Why does it matter?
There is no company with a little bit of sense or vision that will use any distro without first checking whether there is sufficient (paid) support for it and whether the necessary software they want to use can also run on it.
These kind of distros are nice niche products for a hobby club and a few avid autists who can do everything themselves and know it all better. In the end it is doomed simply because without commercial support a distro will never become more than fun for the hobby and small and small medium businesses. Every slightly larger company uses commercially supported distros because they simply can’t put the business in the hands of a hobbyist club.
Another build system means nothing at all, as long as the compiler and compiler settings are the same the only real difference is the way the code and artifacts are put in the right place and how the orchestration works around it. Think of the choice for CI/CD tool… A Jenkins pipeline or a Shipable pipeline really makes no difference, everything in shell or at least a python script makes no difference, the end result is 100% the same.
Of course one will be easier to work with than the other and you can have an endless discussion about which choice is the right one. I can tell you from experience that it really doesn’t matter and that the most important thing is that the system does what you need and is flexible enough to offer you the possibilities in the future (as far as you can estimate of course). make the builds the way you want.
I can make 100 identical builds with 10 different build systems in 10 different ways, which are 100% binary compatible.
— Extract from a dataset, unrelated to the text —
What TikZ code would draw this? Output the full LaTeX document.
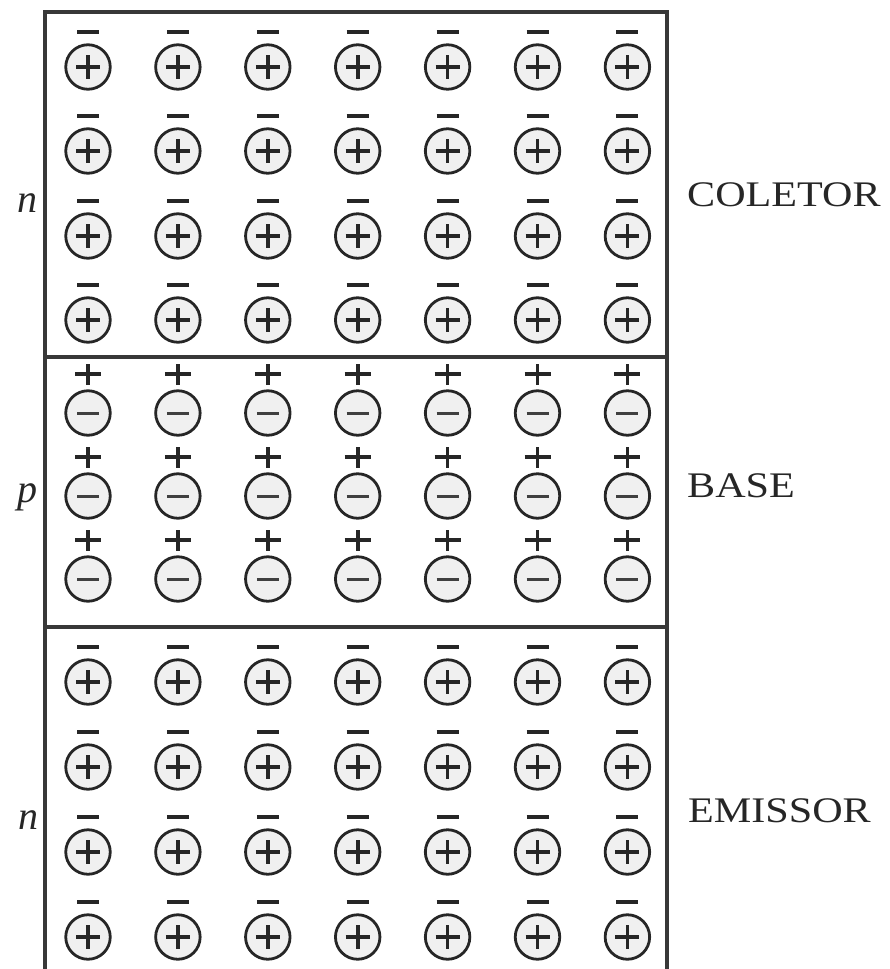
\documentclass[tikz,border=0pt]{standalone}
\usepackage{fontspec}
\setmainfont{Liberation Serif}
\begin{document}
\begin{tikzpicture}[x=1pt,y=-1pt]
\tikzset{
 frame/.style={line width=3.2pt, draw=black!78},
 ion/.style={circle, draw=black!85, line width=2.8pt, fill=black!6, minimum size=44.5pt, inner sep=0pt},
 sign/.style={line width=3.6pt, draw=black!85},
 thinsign/.style={line width=3pt, draw=black!75},
 lbl/.style={font=\fontsize{36}{36}\selectfont, anchor=west, inner sep=0pt, text=black!85},
 typ/.style={font=\fontsize{40}{40}\selectfont\itshape, inner sep=0pt, text=black!85}
}
\useasboundingbox (0,0) rectangle (890,969);
% frame
\draw[frame] (45,969) -- (45,12) -- (667,12) -- (667,969);
\draw[frame] (45,357) -- (667,357);
\draw[frame] (45,627) -- (667,627);
% collector: n region
\foreach \r/\y in {1/67,2/151,3/236,4/320}{
  \foreach \c in {0,...,6}{
    \pgfmathsetmacro{\x}{88+89.9*\c}
    \node[ion] (col-\r-\c) at (\x,\y) {};
    \draw[sign] (\x-12,\y) -- (\x+12,\y);
    \draw[sign] (\x,\y-12) -- (\x,\y+12);
    \draw[sign] (\x-11,\y-35) -- (\x+11,\y-35);
  }
}
% base: p region
\foreach \r/\y in {1/413,2/496,3/579}{
  \foreach \c in {0,...,6}{
    \pgfmathsetmacro{\x}{88+89.9*\c}
    \node[ion] (bas-\r-\c) at (\x,\y) {};
    \draw[thinsign] (\x-11,\y) -- (\x+11,\y);
    \draw[sign] (\x-13,\y-39) -- (\x+13,\y-39);
    \draw[sign] (\x,\y-49) -- (\x,\y-28);
  }
}
% emitter: n region
\foreach \r/\y in {1/682,2/767,3/852,4/937}{
  \foreach \c in {0,...,6}{
    \pgfmathsetmacro{\x}{88+89.9*\c}
    \node[ion] (emi-\r-\c) at (\x,\y) {};
    \draw[sign] (\x-12,\y) -- (\x+12,\y);
    \draw[sign] (\x,\y-12) -- (\x,\y+12);
    \draw[sign] (\x-11,\y-35) -- (\x+11,\y-35);
  }
}
% type labels
\node[typ] (ntop) at (27,203) {n};
\node[typ] (pmid) at (27,497) {p};
\node[typ] (nbot) at (28,820) {n};
% region labels
\node[lbl] (coletor) at (687,195) {\scalebox{1.17}[1]{COLETOR}};
\node[lbl] (base) at (687,486) {\scalebox{1.17}[1]{BASE}};
\node[lbl] (emissor) at (688,811) {\scalebox{1.17}[1]{EMISSOR}};
\end{tikzpicture}
\end{document}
The only thing that matters is that the build system generates the correct output, for example. A slack message when a certain point is reached in the build, test results are sent to another system. The ability to have the build automatically place the artifacts in another repo if they meet certain criteria (successful tests, for example). I might like to be able to use the last successful build of that dependency if a dependency build fails (could be useful if you want to test the new SSH tools for example and don’t care at all about that potentially new version of netcat that is also in this build is expected)
There are endless reasons to switch build systems or to choose build system A over build system B. And all are very good reasons, but in the end the most important thing is the result and in this particular case that the result is 100% equal to the RetHat Enterprise Linux build. All the other bells and whistles don’t matter if you can’t promise that 100% compatibility, and that’s often much easier than it might sound if you switch build systems.